-- START OF Provided material --

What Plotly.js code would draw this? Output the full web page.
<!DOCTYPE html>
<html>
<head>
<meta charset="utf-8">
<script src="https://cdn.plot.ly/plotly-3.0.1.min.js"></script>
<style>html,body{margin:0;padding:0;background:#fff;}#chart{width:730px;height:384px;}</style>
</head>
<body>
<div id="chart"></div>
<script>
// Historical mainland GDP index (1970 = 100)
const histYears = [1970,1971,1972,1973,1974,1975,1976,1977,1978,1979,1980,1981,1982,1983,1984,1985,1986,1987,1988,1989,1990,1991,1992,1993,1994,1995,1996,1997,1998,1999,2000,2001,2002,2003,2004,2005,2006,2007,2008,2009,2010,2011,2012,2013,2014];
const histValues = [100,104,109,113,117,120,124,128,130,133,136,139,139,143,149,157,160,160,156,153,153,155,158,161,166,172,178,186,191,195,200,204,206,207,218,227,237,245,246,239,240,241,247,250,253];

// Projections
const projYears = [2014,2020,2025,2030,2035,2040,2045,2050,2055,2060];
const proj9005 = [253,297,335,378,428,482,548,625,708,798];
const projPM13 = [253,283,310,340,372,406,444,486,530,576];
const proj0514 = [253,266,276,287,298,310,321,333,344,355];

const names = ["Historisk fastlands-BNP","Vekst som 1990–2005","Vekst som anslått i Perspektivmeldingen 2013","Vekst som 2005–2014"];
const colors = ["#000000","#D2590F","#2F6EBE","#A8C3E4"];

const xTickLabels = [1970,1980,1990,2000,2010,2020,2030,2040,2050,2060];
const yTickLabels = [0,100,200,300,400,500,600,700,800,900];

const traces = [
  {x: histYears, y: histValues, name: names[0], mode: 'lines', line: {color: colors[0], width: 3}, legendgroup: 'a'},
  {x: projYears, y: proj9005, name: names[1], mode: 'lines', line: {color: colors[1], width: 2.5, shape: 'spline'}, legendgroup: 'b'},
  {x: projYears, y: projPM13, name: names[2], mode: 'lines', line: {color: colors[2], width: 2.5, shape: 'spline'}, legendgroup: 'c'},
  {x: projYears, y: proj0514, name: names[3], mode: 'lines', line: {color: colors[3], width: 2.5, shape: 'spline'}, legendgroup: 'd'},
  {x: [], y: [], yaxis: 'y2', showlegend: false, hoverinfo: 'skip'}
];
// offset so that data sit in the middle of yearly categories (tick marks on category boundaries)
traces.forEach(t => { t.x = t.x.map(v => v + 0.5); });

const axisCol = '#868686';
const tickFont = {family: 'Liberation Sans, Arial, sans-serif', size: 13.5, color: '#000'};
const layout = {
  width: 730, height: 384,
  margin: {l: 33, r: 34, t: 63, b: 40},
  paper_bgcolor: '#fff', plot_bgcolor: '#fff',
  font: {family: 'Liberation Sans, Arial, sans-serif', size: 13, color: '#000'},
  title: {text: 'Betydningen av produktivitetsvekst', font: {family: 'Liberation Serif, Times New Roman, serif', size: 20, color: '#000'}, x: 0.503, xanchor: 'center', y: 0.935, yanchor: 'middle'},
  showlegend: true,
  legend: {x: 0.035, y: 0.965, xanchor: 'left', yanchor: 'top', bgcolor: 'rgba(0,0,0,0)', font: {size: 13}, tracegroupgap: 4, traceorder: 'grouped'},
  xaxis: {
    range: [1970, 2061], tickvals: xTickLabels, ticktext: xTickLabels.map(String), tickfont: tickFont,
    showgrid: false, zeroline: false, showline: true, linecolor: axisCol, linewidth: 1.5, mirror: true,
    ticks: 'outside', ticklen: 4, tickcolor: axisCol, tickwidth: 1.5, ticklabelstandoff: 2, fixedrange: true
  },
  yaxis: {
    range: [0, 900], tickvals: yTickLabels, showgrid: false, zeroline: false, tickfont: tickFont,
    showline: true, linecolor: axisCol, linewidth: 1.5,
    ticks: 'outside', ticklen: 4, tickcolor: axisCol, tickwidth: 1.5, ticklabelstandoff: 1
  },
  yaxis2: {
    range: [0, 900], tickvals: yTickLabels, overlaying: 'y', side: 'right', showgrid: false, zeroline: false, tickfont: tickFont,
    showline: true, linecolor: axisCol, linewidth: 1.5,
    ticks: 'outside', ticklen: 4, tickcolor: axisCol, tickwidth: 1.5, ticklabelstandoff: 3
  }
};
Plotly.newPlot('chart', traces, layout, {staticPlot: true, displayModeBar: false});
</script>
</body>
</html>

-- END OF Provided material --

Exercise: From the first line of the data above to the line holding "const yTickLabels = [0,100,200,300,400,500,600,700,800,900];", reproduce each line exactly; emit no other lines.

Reply:
What Plotly.js code would draw this? Output the full web page.
<!DOCTYPE html>
<html>
<head>
<meta charset="utf-8">
<script src="https://cdn.plot.ly/plotly-3.0.1.min.js"></script>
<style>html,body{margin:0;padding:0;background:#fff;}#chart{width:730px;height:384px;}</style>
</head>
<body>
<div id="chart"></div>
<script>
// Historical mainland GDP index (1970 = 100)
const histYears = [1970,1971,1972,1973,1974,1975,1976,1977,1978,1979,1980,1981,1982,1983,1984,1985,1986,1987,1988,1989,1990,1991,1992,1993,1994,1995,1996,1997,1998,1999,2000,2001,2002,2003,2004,2005,2006,2007,2008,2009,2010,2011,2012,2013,2014];
const histValues = [100,104,109,113,117,120,124,128,130,133,136,139,139,143,149,157,160,160,156,153,153,155,158,161,166,172,178,186,191,195,200,204,206,207,218,227,237,245,246,239,240,241,247,250,253];

// Projections
const projYears = [2014,2020,2025,2030,2035,2040,2045,2050,2055,2060];
const proj9005 = [253,297,335,378,428,482,548,625,708,798];
const projPM13 = [253,283,310,340,372,406,444,486,530,576];
const proj0514 = [253,266,276,287,298,310,321,333,344,355];

const names = ["Historisk fastlands-BNP","Vekst som 1990–2005","Vekst som anslått i Perspektivmeldingen 2013","Vekst som 2005–2014"];
const colors = ["#000000","#D2590F","#2F6EBE","#A8C3E4"];

const xTickLabels = [1970,1980,1990,2000,2010,2020,2030,2040,2050,2060];
const yTickLabels = [0,100,200,300,400,500,600,700,800,900];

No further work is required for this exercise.